Catalysts — As is often the case with significant sell-offs, this one has been driven by a confluence of factors. At the top of the list is the increase in the US unemployment rate from 4.1% to 4.3%, the Bank of Japan rate hike of 15 bps, and fear of a policy error by the Fed after it opted not to cut rates at last week’s FOMC meeting. Other concerns include some megacap tech earnings disappointments, the expanding Middle East conflict, and lower odds of a Trump presidency after Kamala Harris entered the race as the likely Democratic candidate.
Technicals — A long period of benign, trending markets can encourage investors to add risk. But when volatility spikes and trending markets reverse direction, forced selling may be triggered, which can exacerbate the moves as selling begets more selling. Selling by hedge funds and systematic strategies appears to have played a large role in the magnitude of the sell-off. Hedge fund gross leverage has been running at higher-than-normal levels. So-called “CTA” and “vol-managed” approaches, which “automatically” de-risk during sell-offs, seem to have played a sizeable role. Also, yen appreciation caused unwinds of yen carry trades where the cheap yen is sold to fund investments in higher-yielding instruments.

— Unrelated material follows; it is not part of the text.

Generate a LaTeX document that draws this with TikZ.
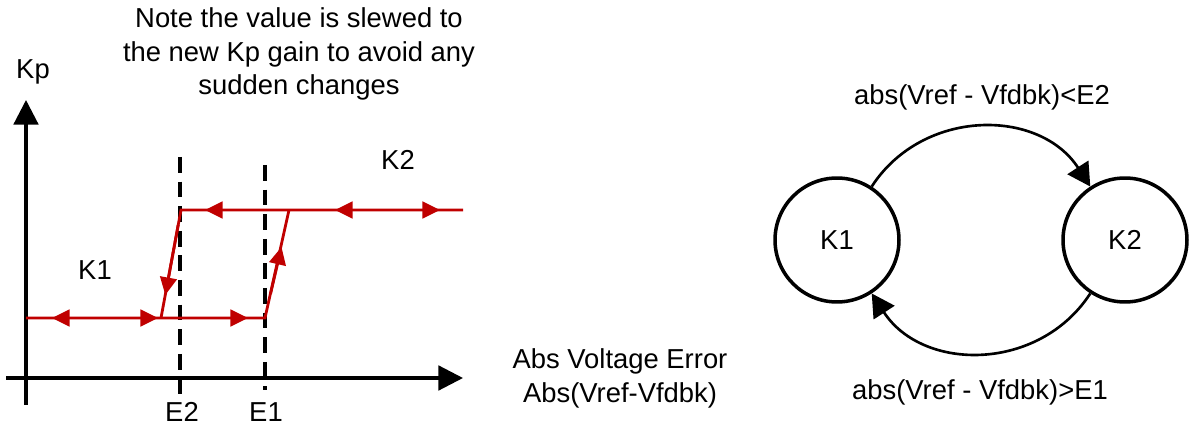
\documentclass[tikz,border=0pt]{standalone}
\usepackage{fontspec}
\setmainfont{Liberation Sans}
\usetikzlibrary{arrows.meta}
\definecolor{KpRed}{HTML}{C00000}

\tikzset{
  axisline/.style={line width=1.8pt,-{Triangle[length=14pt,width=14pt]}},
  limitline/.style={line width=1.8pt,dash pattern=on 9pt off 5pt},
  gainline/.style={KpRed,line width=1.6pt},
  gaintip/.style={KpRed,line width=1.6pt,-{Triangle[length=10pt,width=9.5pt]}},
  statenode/.style={circle,draw,line width=2pt,minimum size=2.48cm,inner sep=0pt},
  changearc/.style={line width=1.5pt,-{Triangle[length=13pt,width=14pt]}},
  every node/.style={font=\fontsize{15.6}{19.3}\selectfont}
}

\begin{document}
\begin{tikzpicture}[x=0.02cm,y=-0.02cm]
\path[use as bounding box] (0,0) rectangle (1191,435);
% gain curve with hysteresis
\coordinate (yfoot) at (26,405);
\coordinate (ytop) at (26,100);
\coordinate (xfoot) at (6,378);
\coordinate (xtop) at (463,378);
\draw[axisline] (yfoot) -- (ytop);
\draw[axisline] (xfoot) -- (xtop);
\node (kp) at (33,72) {Kp};
\draw[limitline] (180,157) -- (180,395);
\draw[limitline] (265,165) -- (265,390);
\node (e2) at (182,412) {E2};
\node (e1) at (266,412) {E1};
\coordinate (lowstart) at (26,318);
\coordinate (lowdrop) at (161,318);
\coordinate (lowrise) at (265,318);
\coordinate (highdrop) at (181,210);
\coordinate (highrise) at (289,210);
\coordinate (highend) at (463,210);
\draw[gainline] (lowstart) -- (lowrise) -- (highrise);
\draw[gainline] (highend) -- (highdrop) -- (lowdrop);
\draw[gaintip] (80,318) -- (52,318);
\draw[gaintip] (120,318) -- (158,318);
\draw[gaintip] (210,318) -- (248,318);
\draw[gaintip] (240,210) -- (205,210);
\draw[gaintip] (370,210) -- (335,210);
\draw[gaintip] (400,210) -- (440,210);
\draw[gaintip] (178.2,225) -- (165.3,295);
\draw[gaintip] (270.5,294) -- (281.5,247);
\node (k1txt) at (95,270) {K1};
\node (k2txt) at (398,160) {K2};
\node[align=center] (note) at (299,54) {Note the value is slewed to\\the new Kp gain to avoid any\\sudden changes};
\node[align=center] (xlabel) at (620,378) {Abs Voltage Error\\Abs(Vref-Vfdbk)};
% state machine
\node[statenode] (k1) at (837,240) {K1};
\node[statenode] (k2) at (1125,240) {K2};
\draw[changearc] (k1) to[bend left=57,looseness=1.1] (k2);
\draw[changearc] (k2) to[bend left=57,looseness=1.1] (k1);
\node (up) at (982,97) {abs(Vref - Vfdbk)<E2};
\node (down) at (980,392) {abs(Vref - Vfdbk)>E1};
\end{tikzpicture}
\end{document}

Fundamentals — The US employment picture has been weakening but is not, in my view, cause for panic. A host of indicators have been showing the labor market normalizing from overheated conditions, including fewer job openings and lower quit rates, slower hiring rates, and lower wage increases. As of this writing, 75% of companies have reported Q2 earnings, which have surprised to the upside across all sectors. The consumer sector has disappointed as consumers, especially the lower income cohorts, have gotten squeezed by high prices and are pulling back. We are watching credit card data, which suggests that consumer weakness has been migrating to higher-income consumers. As noted, tech earnings have been closely scrutinized and there have been some disappointments relative to expectations, but the long-term earnings growth trajectory remains intact in my view.